On a publication in the Tablet about the Security Service’s visit to Father Gudziak
Myroslav Marynovych, former political prisoner and Vice-Rector of the Ukrainian Catholic University has responded to a short article published on 10 July in the British journal The Tablet. In it the author Jonathon Luxmore quotes the Bishop for Kharkiv and Zaporizhya Marian Buchek as saying that there seemed to have been a misunderstanding between the Rector of the Ukrainian Catholic University, which the Rector, Father Boris Gudziak had supposedly hyped up in order to make himself seem a martyr, and that he had not heard of anybody bothering Catholics whose rights were guaranteed by the Constitution. “Turning to the Tablet, Bishop Buchek refuted the assertion of an anti-Catholic campaign being waged under the new Head of State Viktor Yanukovych” [the name is misspelled in the text).
In response to this publication, the Rector of the Ukrainian Catholic University has sent a letter to The Tablet in which he writes that:
On 10 July The Tablet published a short article by Jonathon Luxmore in which he commented on the visit by an agent of the Security Service of Ukraine [SBU] on 18 May 2010 to the office of Father Boris Gudziak, Rector of the Ukrainian Catholic University in Lviv – the only such institute in the former Soviet Union.
During this meeting the agent warned the Rector of possible consequences if students took part in a protest against some aspects of policy of the new regime. He gave the Rector a letter from the leadership of the SBU and asked him to read and sign it, thus indicating that he was aware of its contents. The agent stipulated that the Rector could not keep the letter or make a copy of it, even though the letter was addressed to him. Under such circumstances, Father Gudziak refused to sign, or even read this letter and published a Memorandum on the incident (http://ucu.edu.ua/eng/news/549/ )
Myroslav Marynovych writes that in posting the quote from a Catholic Bishop from Ukraine, Marian Buchek, the Tablet is making “a serious allegation against a committed priest who, observing a return to KGB methods, came out in defence of civil liberties”. He writes that the allegations are all the more painful because they come from a Bishop and / or from a journalist who lived in Poland and are well aware how cases where priests collaborated with the authorities or security services discredited the clergy in socialist countries. One signature on a security service document was capable of destroying the reputation of a respected religious figure, if not the entire institution.
Neither the Bishop, nor Mr Luxmore, spoke with the Rector of the Ukrainian Catholic University regarding the incident. The latter was widely reported with the facts and their seriousness being acknowledged not only by foreign governments, NGOs, independent media outlets, but also by government representatives.
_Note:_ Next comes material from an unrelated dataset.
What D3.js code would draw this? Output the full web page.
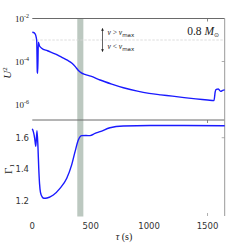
<!DOCTYPE html>
<html>
<meta charset="utf-8">
<style>
 body { margin: 0; background: #fff; }
 .tick_lab { font-family: "DejaVu Sans", sans-serif; font-size: 8.5px; fill: #333; }
 .math { font-family: "Liberation Serif", serif; fill: #222; }
</style>
<body>
<script src="https://d3js.org/d3.v7.min.js"></script>
<script>

var width = 249
var height = 245

// tau (s) and log10(U^2)
var tauU = [0, 10, 22, 30, 38, 43, 46, 52, 62, 80, 130, 200, 250, 300, 340, 370, 395, 420, 450, 500,
            580, 680, 780, 900, 1000, 1100, 1200, 1300, 1400, 1500, 1555, 1566, 1575, 1592, 1612, 1630, 1647];
var logU2 = [-2.64, -2.65, -2.70, -2.80, -3.05, -4.50, -4.55, -3.10, -3.28, -3.38, -3.50, -3.66, -3.80, -3.94, -4.08, -4.25, -4.42, -4.53, -4.60, -4.68,
             -4.86, -5.05, -5.22, -5.38, -5.48, -5.55, -5.61, -5.68, -5.74, -5.79, -5.82, -5.40, -5.30, -5.28, -5.39, -5.34, -5.32];

// tau (s) and Gamma_1
var tauG = [0, 10, 20, 30, 40, 48, 55, 62, 70, 85, 100, 126, 180, 237, 295, 337, 366, 394, 423, 460, 494,
            537, 580, 665, 779, 1008, 1300, 1647];
var gamma1 = [1.657, 1.635, 1.598, 1.545, 1.645, 1.550, 1.41, 1.31, 1.255, 1.225, 1.217, 1.219, 1.238, 1.280, 1.344, 1.428, 1.512, 1.585, 1.613, 1.614, 1.613,
              1.627, 1.638, 1.663, 1.674, 1.677, 1.677, 1.676];

var xTicks = [0, 500, 1000, 1500]
var uTicks = [-2, -4, -6]          // exponents
var gTicks = [1.2, 1.4, 1.6]
var band = [385, 437]              // shaded tau range
var nuMaxLevel = 1e-3

var svg = d3.select("body").append("svg")
    .attr("width", width)
    .attr("height", height);

var x = d3.scaleLinear().domain([0, 1647]).range([32.3, 224.7]);
var yU = d3.scaleLog().domain([1e-2, Math.pow(10, -6.72)]).range([18.5, 120]);
var yG = d3.scaleLinear().domain([1.712, 1.105]).range([120, 216]);

// shaded band through both panels
svg.append("rect")
    .attr("x", x(band[0]))
    .attr("y", 18.5)
    .attr("width", x(band[1]) - x(band[0]))
    .attr("height", 216.5 - 18.5)
    .attr("fill", "#bcc8c0");

// nu_max dashed level
svg.append("line")
    .attr("x1", x(0)).attr("x2", x(1647))
    .attr("y1", yU(nuMaxLevel)).attr("y2", yU(nuMaxLevel))
    .attr("stroke", "#d4d4d4").attr("stroke-width", 0.8)
    .attr("stroke-dasharray", "2.5,1.5");

// spines: top + right only
var spine = "#6a6a6a";
svg.append("line").attr("x1", x(0)).attr("x2", x(1647)).attr("y1", 18.5).attr("y2", 18.5)
    .attr("stroke", spine).attr("stroke-width", 1);
svg.append("line").attr("x1", x(0)).attr("x2", x(1647)).attr("y1", 120).attr("y2", 120)
    .attr("stroke", spine).attr("stroke-width", 1);
svg.append("line").attr("x1", x(1647)).attr("x2", x(1647)).attr("y1", 18.5).attr("y2", 216)
    .attr("stroke", "#999").attr("stroke-width", 1);

// the few inward ticks that show
[18.5, 120].forEach(function (yy) {
  svg.append("line").attr("x1", x(1500)).attr("x2", x(1500)).attr("y1", yy).attr("y2", yy + 3)
    .attr("stroke", spine).attr("stroke-width", 0.8);
});
svg.append("line").attr("x1", x(1500)).attr("x2", x(1500)).attr("y1", 213).attr("y2", 216)
    .attr("stroke", "#999").attr("stroke-width", 0.8);
svg.append("line").attr("x1", x(1647) - 3).attr("x2", x(1647)).attr("y1", yU(1e-4)).attr("y2", yU(1e-4))
    .attr("stroke", "#999").attr("stroke-width", 0.8);
svg.append("line").attr("x1", x(1647) - 3).attr("x2", x(1647)).attr("y1", yG(1.6)).attr("y2", yG(1.6))
    .attr("stroke", "#999").attr("stroke-width", 0.8);

// curves
var uLine = d3.line()
    .x(function (d) { return x(d[0]); })
    .y(function (d) { return yU(Math.pow(10, d[1])); })
    .curve(d3.curveMonotoneX);
svg.append("path")
    .datum(d3.zip(tauU, logU2))
    .attr("d", uLine)
    .attr("fill", "none").attr("stroke", "#1a1aff").attr("stroke-width", 1.4);

var gLine = d3.line()
    .x(function (d) { return x(d[0]); })
    .y(function (d) { return yG(d[1]); })
    .curve(d3.curveMonotoneX);
svg.append("path")
    .datum(d3.zip(tauG, gamma1))
    .attr("d", gLine)
    .attr("fill", "none").attr("stroke", "#1a1aff").attr("stroke-width", 1.4);

// y tick labels, top (10^n)
uTicks.forEach(function (e) {
  var t = svg.append("text").attr("class", "math")
      .attr("x", 29).attr("y", yU(Math.pow(10, e)) + 3)
      .attr("text-anchor", "end");
  t.append("tspan").attr("font-size", "9px").text("10");
  t.append("tspan").attr("font-size", "6px").attr("dy", -4).text("-" + Math.abs(e));
});

// y tick labels, bottom
svg.selectAll(".gtick").data(gTicks).enter().append("text")
    .attr("class", "tick_lab")
    .attr("x", 29).attr("y", function (d) { return yG(d) + 3; })
    .attr("text-anchor", "end")
    .text(function (d) { return d3.format(".1f")(d); });

// x tick labels
svg.selectAll(".xtick").data(xTicks).enter().append("text")
    .attr("class", "tick_lab")
    .attr("x", function (d) { return x(d); }).attr("y", 229)
    .attr("text-anchor", "middle")
    .text(function (d) { return d; });

// axis titles
var xl = svg.append("text").attr("class", "math").attr("font-size", "10px")
    .attr("x", 124).attr("y", 240).attr("text-anchor", "middle");
xl.append("tspan").attr("font-style", "italic").text("τ");
xl.append("tspan").text(" (s)");

var ul = svg.append("text").attr("class", "math").attr("font-size", "11px")
    .attr("text-anchor", "middle")
    .attr("transform", "translate(10.5,73) rotate(-90)");
ul.append("tspan").attr("font-style", "italic").text("U");
ul.append("tspan").attr("font-size", "7px").attr("dy", -4).text("2");

var gl = svg.append("text").attr("class", "math").attr("font-size", "11px")
    .attr("text-anchor", "middle")
    .attr("transform", "translate(12,169) rotate(-90)");
gl.append("tspan").text("Γ");
gl.append("tspan").attr("font-size", "7px").attr("dy", 2).text("1");

// nu annotation
var ax = 102.5, ay0 = 27.5, ay1 = 52.5;
svg.append("defs").append("marker")
    .attr("id", "ah").attr("viewBox", "0 0 6 6").attr("refX", 5).attr("refY", 3)
    .attr("markerWidth", 4).attr("markerHeight", 4).attr("orient", "auto-start-reverse")
  .append("path").attr("d", "M0,0 L6,3 L0,6 z").attr("fill", "#222");
svg.append("line")
    .attr("x1", ax).attr("x2", ax).attr("y1", ay0 + 1).attr("y2", ay1 - 1)
    .attr("stroke", "#222").attr("stroke-width", 0.7)
    .attr("marker-start", "url(#ah)").attr("marker-end", "url(#ah)");

[[">", 35], ["<", 49]].forEach(function (p) {
  var t = svg.append("text").attr("class", "math").attr("font-size", "7.5px")
      .attr("x", 107.5).attr("y", p[1]).attr("fill", "#333");
  t.append("tspan").attr("font-style", "italic").text("ν");
  t.append("tspan").text(" " + p[0] + " ");
  t.append("tspan").attr("font-style", "italic").text("ν");
  t.append("tspan").attr("font-family", "DejaVu Sans, sans-serif").attr("font-size", "5.5px")
      .attr("dy", 1.5).text("max");
});

// mass label
var ml = svg.append("text").attr("class", "math").attr("font-size", "11.5px")
    .attr("x", 219).attr("y", 35).attr("text-anchor", "end");
ml.append("tspan").text("0.8 ");
ml.append("tspan").attr("font-style", "italic").text("M");
ml.append("tspan").attr("font-size", "6px").attr("dy", 2).text("⊙");

</script>
</body>
</html>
They were not denied by anyone.
On 26 May in a telephone conversation with Father Gudziak, the Deputy Head of the President’s Administration Anna Herman called the incident “appalling and a bizarre misunderstanding”. During this conversation, Ms Herman stated that she and the Head of the SBU, Valery Khoroshkovsky, were prepared to come, even that same day, to the Ukrainian Catholic University to make their apologies.
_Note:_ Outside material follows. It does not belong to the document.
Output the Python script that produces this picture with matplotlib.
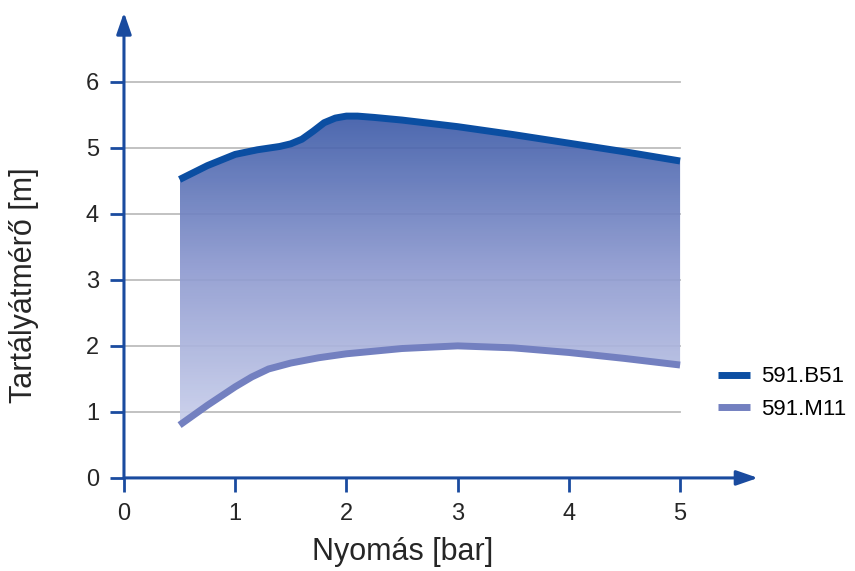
import numpy as np
import matplotlib.pyplot as plt
from matplotlib.colors import LinearSegmentedColormap
from matplotlib.patches import Polygon

plt.rcParams['font.family'] = ['Liberation Sans', 'DejaVu Sans']

# nyomás [bar] és tartályátmérő [m]
nyomas_b = [0.5, 0.75, 1.0, 1.2, 1.4, 1.5, 1.6, 1.7, 1.8, 1.9, 2.0, 2.1, 2.25, 2.5, 3.0, 3.5, 4.0, 4.5, 5.0]
b51 = [4.52, 4.73, 4.9, 4.97, 5.02, 5.06, 5.13, 5.25, 5.38, 5.45, 5.48, 5.48, 5.46, 5.42, 5.32, 5.2, 5.07, 4.94, 4.8]
nyomas_m = [0.5, 0.75, 1.0, 1.15, 1.3, 1.5, 1.75, 2.0, 2.5, 3.0, 3.5, 4.0, 4.5, 5.0]
m11 = [0.8, 1.1, 1.38, 1.53, 1.65, 1.74, 1.82, 1.88, 1.96, 2.0, 1.97, 1.9, 1.81, 1.71]

x_ticks = [0, 1, 2, 3, 4, 5]
y_ticks = [0, 1, 2, 3, 4, 5, 6]

kek = '#0b4ea2'
vilagos = '#7380c0'
tengely = '#1a4b9f'
szoveg = '#262626'

fig = plt.figure(figsize=(8.55, 5.71), dpi=100)
ax = fig.add_axes([0.145, 0.163, 0.748, 0.821])
ax.set_xlim(0, 5.75)
ax.set_ylim(0, 7.1)
for s in ax.spines.values():
    s.set_visible(False)

# rácsvonalak
for y in y_ticks[1:]:
    ax.plot([0, 5], [y, y], color='#bdbdbd', lw=1.3, zorder=1)

# színátmenetes kitöltés a két görbe között
cmap = LinearSegmentedColormap.from_list('kek', ['#c9cfeb', '#8e9ad0', '#3c5aa7'])
grad = np.linspace(0, 1, 256).reshape(-1, 1)
img = ax.imshow(grad, cmap=cmap, origin='lower', aspect='auto',
                extent=[nyomas_b[0], nyomas_b[-1], min(m11), max(b51)],
                alpha=0.92, zorder=2)
poly = Polygon(np.vstack([np.column_stack([nyomas_b, b51]),
                          np.column_stack([nyomas_m[::-1], m11[::-1]])]),
               closed=True, facecolor='none', edgecolor='none')
ax.add_patch(poly)
img.set_clip_path(poly)

ax.plot(nyomas_b, b51, color=kek, lw=5, solid_capstyle='butt',
        solid_joinstyle='round', zorder=4, label='591.B51')
ax.plot(nyomas_m, m11, color=vilagos, lw=5, solid_capstyle='butt',
        solid_joinstyle='round', zorder=4, label='591.M11')

# tengelyek nyíllal
nyil = dict(arrowstyle='-|>,head_length=1.3,head_width=0.45',
            color=tengely, lw=2.2, shrinkA=0, shrinkB=0)
ax.annotate('', xy=(5.7, 0), xytext=(0, 0), annotation_clip=False,
            arrowprops=nyil, zorder=5)
ax.annotate('', xy=(0, 7.05), xytext=(0, 0), annotation_clip=False,
            arrowprops=nyil, zorder=5)

ax.set_xticks(x_ticks)
ax.set_yticks(y_ticks)
ax.tick_params(axis='both', direction='out', length=10, width=2, color=tengely,
               labelsize=17, labelcolor=szoveg, pad=8)

fig.text(403 / 855, 1 - 552 / 571, 'Nyomás [bar]', fontsize=22, color=szoveg,
         ha='center', va='center')
fig.text(24 / 855, 1 - 285 / 571, 'Tartályátmérő [m]', fontsize=22, color=szoveg,
         ha='center', va='center', rotation=90)

fig.legend(loc='center left', bbox_to_anchor=(718 / 855, 1 - 393 / 571), frameon=False,
           fontsize=16, handlelength=1.45, handletextpad=0.5, labelspacing=0.5,
           borderpad=0, borderaxespad=0)

fig.savefig('out.png', dpi=100)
A month later, on 25 June, Mr Khoroshkovsky and Ms Herman came to the University. There was a non-confrontational meeting during which the visitors were able to find out about various aspects of the University’s work. Father Gudziak, as well as the Vice Rector on External Relations expressed the University’s concern and its wish to work normally for the normal future of Ukraine as it emerges from its destructive totalitarian past. On 2 July Ms. Herman made a public statement, saying that Mr Khoroshkovsky had apologised for the incident of 18 May and that the Rector had accepted the apology.
In fact there was no formal apology, but Mr Khoroshkovsky did indeed express regret over the sharp tone of some of his press statements. On 31 May he stated that for all his respect for professionals, in this case the Rector of UCU, “nobody and nothing” would prevent the SBU carrying out their work decisively and “severely”, using all means available to the SBU for the good of the country. He also hinted then that the response of the Rector could be part of foreign “technology” in order to destabilize the country (see also khpg.org/index.php?id=1277927174 ).
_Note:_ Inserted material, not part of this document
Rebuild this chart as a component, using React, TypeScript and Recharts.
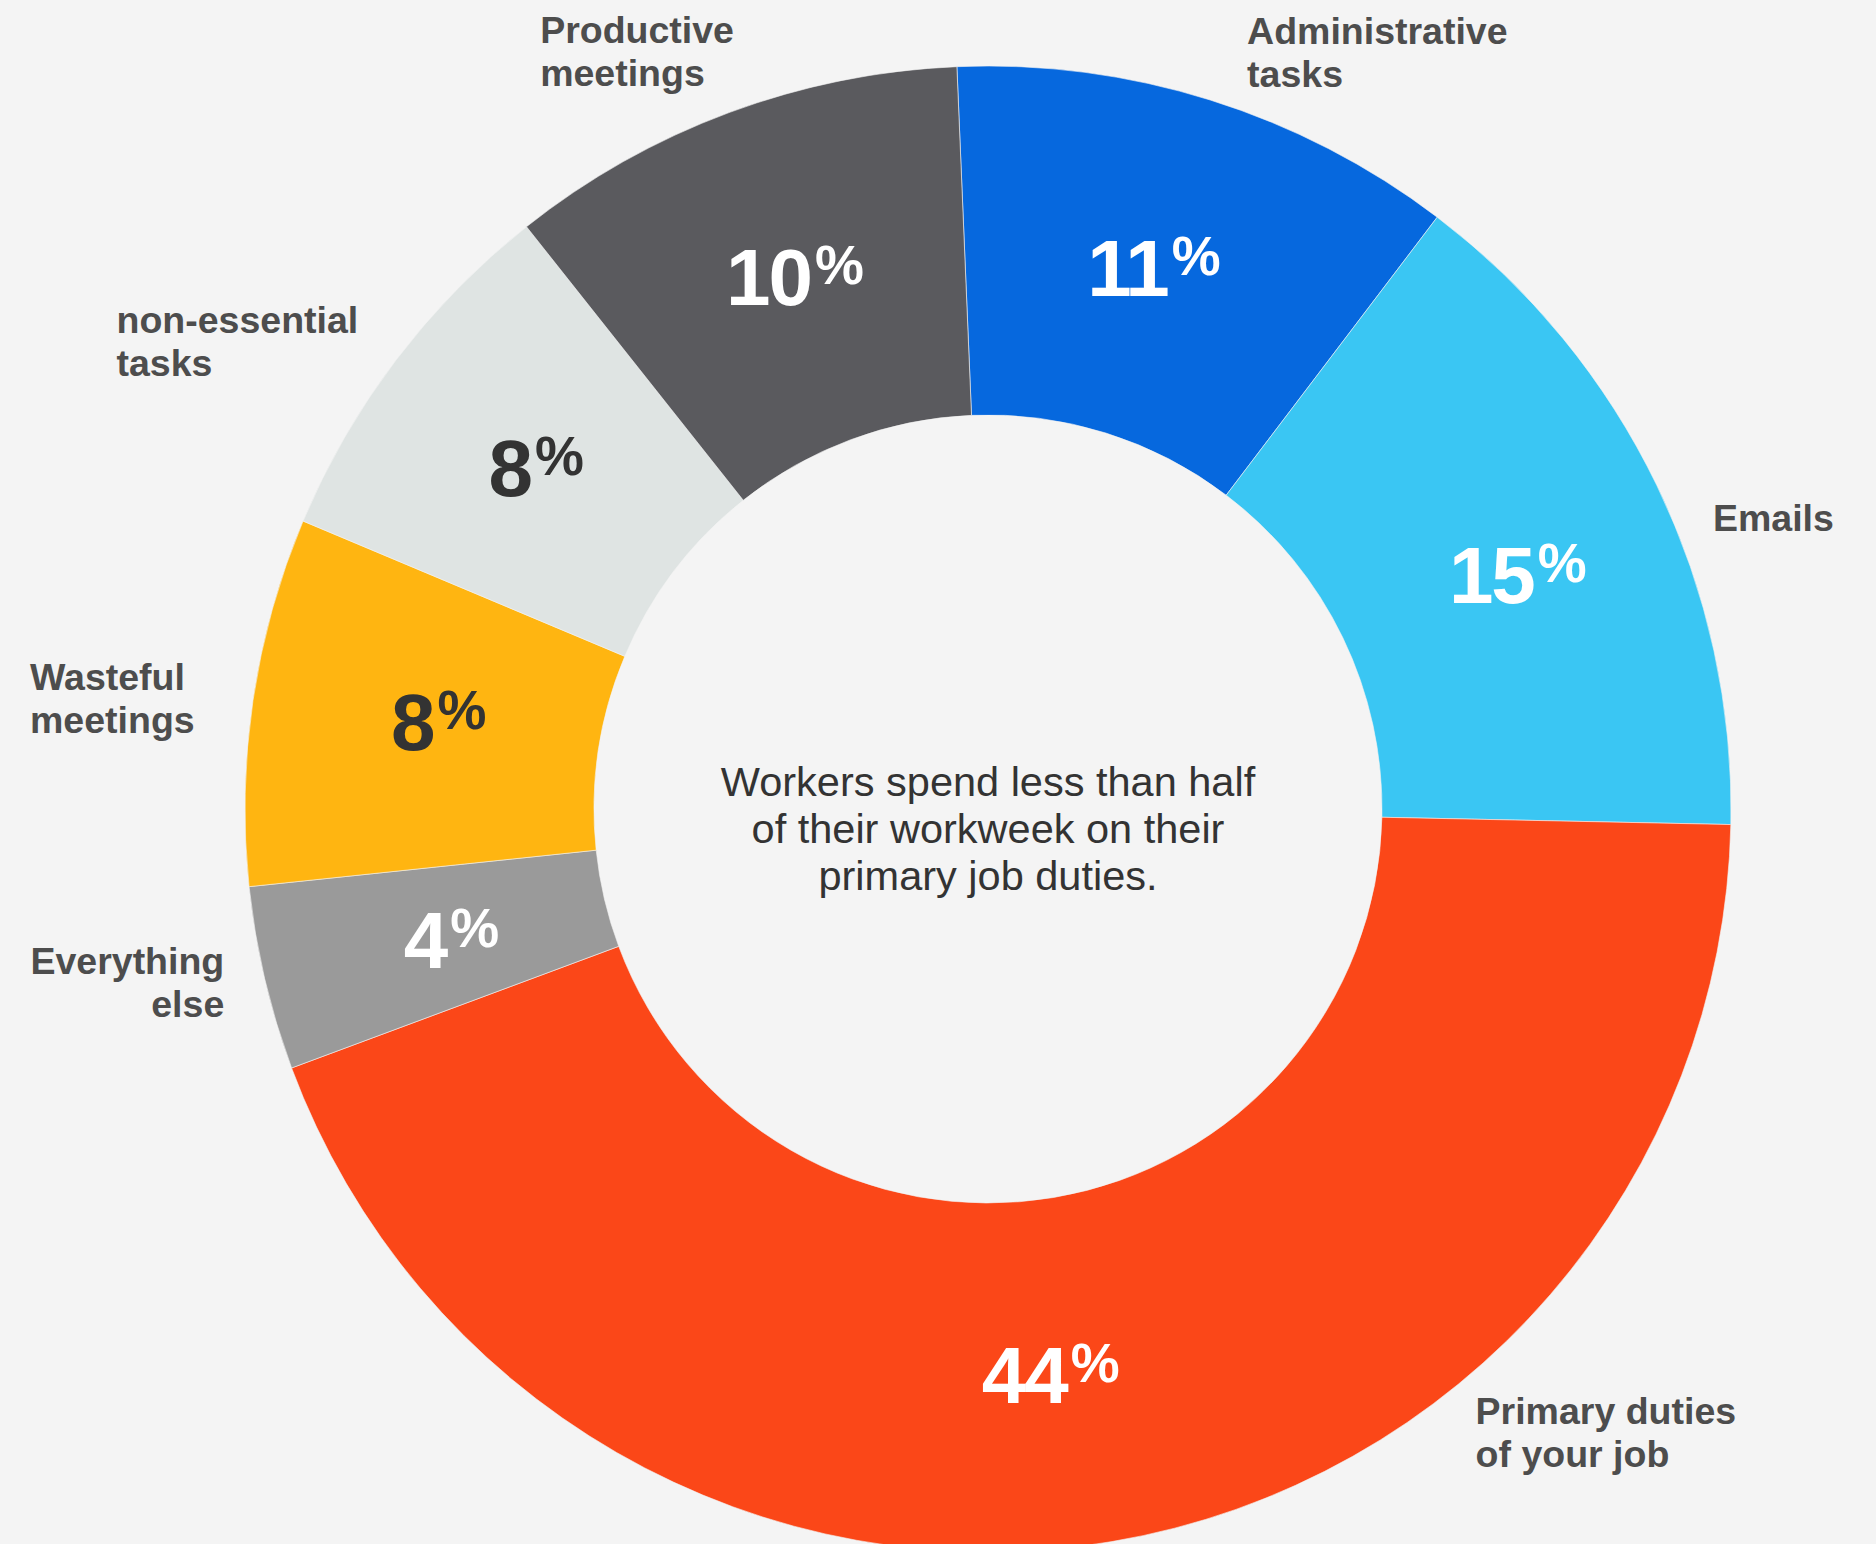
import React from 'react';
import { PieChart, Pie, Cell } from 'recharts';

const categories = [
  'Administrative tasks',
  'Emails',
  'Primary duties of your job',
  'Everything else',
  'Wasteful meetings',
  'non-essential tasks',
  'Productive meetings',
];
const labelLines = [
  ['Administrative', 'tasks'],
  ['Emails'],
  ['Primary duties', 'of your job'],
  ['Everything', 'else'],
  ['Wasteful', 'meetings'],
  ['non-essential', 'tasks'],
  ['Productive', 'meetings'],
];
const shares = [11, 15, 44, 4, 8, 8, 10];
const centerLines = ['Workers spend less than half', 'of their workweek on their', 'primary job duties.'];

const sliceColors = ['#0668DE', '#3AC6F3', '#FB4718', '#9A9A9A', '#FFB511', '#DFE4E3', '#5A5A5E'];
const valueTextColors = ['#FFFFFF', '#FFFFFF', '#FFFFFF', '#FFFFFF', '#333333', '#333333', '#FFFFFF'];
// small nudges of the in-ring value labels from the slice mid-point
const valueNudges: [number, number][] = [
  [-4, 0],
  [18, 12],
  [-32, 4],
  [17, 0],
  [13, -5],
  [1, 2],
  [5, 0],
];
// label block offset from a point just outside the ring on the slice mid-angle
const labelOffsets: [number, number, 'start' | 'end'][] = [
  [7, 39, 'start'],
  [-34, 89, 'start'],
  [347, -216, 'start'],
  [57, -27, 'end'],
  [-124, 4, 'start'],
  [-200, 34, 'start'],
  [-154, 24, 'start'],
];

const data = categories.map((name, i) => ({ name, value: shares[i] }));

const FONT = '"Liberation Sans", Arial, Helvetica, sans-serif';
const RAD = Math.PI / 180;

const renderLabel = (props: any) => {
  const { cx, cy, midAngle, innerRadius, outerRadius, index } = props;
  const rMid = (innerRadius + outerRadius) / 2;
  const mx = cx + rMid * Math.cos(-midAngle * RAD) + valueNudges[index][0];
  const my = cy + rMid * Math.sin(-midAngle * RAD) + valueNudges[index][1];
  const rOut = outerRadius + 100;
  const ox = cx + rOut * Math.cos(-midAngle * RAD);
  const oy = cy + rOut * Math.sin(-midAngle * RAD);
  const [dx, dy, anchor] = labelOffsets[index];
  const lines = labelLines[index];
  return (
    <g key={`lbl-${index}`}>
      <text
        x={mx}
        y={my + 29}
        textAnchor="middle"
        fill={valueTextColors[index]}
        fontFamily={FONT}
        fontWeight={700}
      >
        <tspan fontSize={80} letterSpacing={-2}>{shares[index]}</tspan>
        <tspan fontSize={55} dx={4} dy={-21}>%</tspan>
      </text>
      <text
        x={ox + dx}
        y={oy + dy}
        textAnchor={anchor}
        fill="#4D4D4D"
        fontFamily={FONT}
        fontWeight={700}
        fontSize={37.5}
      >
        {lines.map((ln, j) => (
          <tspan key={j} x={ox + dx} dy={j === 0 ? 0 : 43}>{ln}</tspan>
        ))}
      </text>
      {index === 0 && (
        <text
          x={cx}
          y={cy - 13}
          textAnchor="middle"
          fill="#333333"
          fontFamily={FONT}
          fontSize={41.5}
        >
          {centerLines.map((ln, j) => (
            <tspan key={j} x={cx} dy={j === 0 ? 0 : 47}>{ln}</tspan>
          ))}
        </text>
      )}
    </g>
  );
};

export default function App() {
  return (
    <div
      style={{
        position: 'absolute',
        left: 0,
        top: 0,
        width: 1876,
        height: 1544,
        background: '#F4F4F4',
        overflow: 'hidden',
      }}
    >
      <PieChart width={1876} height={1544} margin={{ top: 0, right: 0, bottom: 0, left: 0 }}>
        <Pie
          data={data}
          dataKey="value"
          nameKey="name"
          cx={988}
          cy={809}
          innerRadius={394}
          outerRadius={743}
          startAngle={92.4}
          endAngle={-267.6}
          paddingAngle={0}
          stroke="#F4F4F4"
          strokeWidth={0.6}
          label={renderLabel}
          labelLine={false}
          isAnimationActive={false}
        >
          {data.map((d, i) => (
            <Cell key={d.name} fill={sliceColors[i]} />
          ))}
        </Pie>
      </PieChart>
    </div>
  );
}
Mr Marynovych stresses that if the official representative of the President informs the public that the Head of the SBU came to Lviv in order to visit UCU and its Rector and apologize, this it would seem means that the President’s Administration saw something serious enough to apologize for.
The statement attributed by Jonathon Luxmure to Bishop Buchek in the Tablet on 10 July 2010 arouses serious questions. What is more important, it is a stain on the reputation of a Priest and the Head of the University who showed courage in standing up for the rights of his students, his academic institution, autonomy and civic liberties of all lecturers and students in higher education in Ukraine. Myroslav Marynovych expresses the hope that the defamatory remark about the Rector was the result of a misunderstanding between the Bishop and the Tablet correspondent, and suggests that the Tablet should rectify this serious mistake.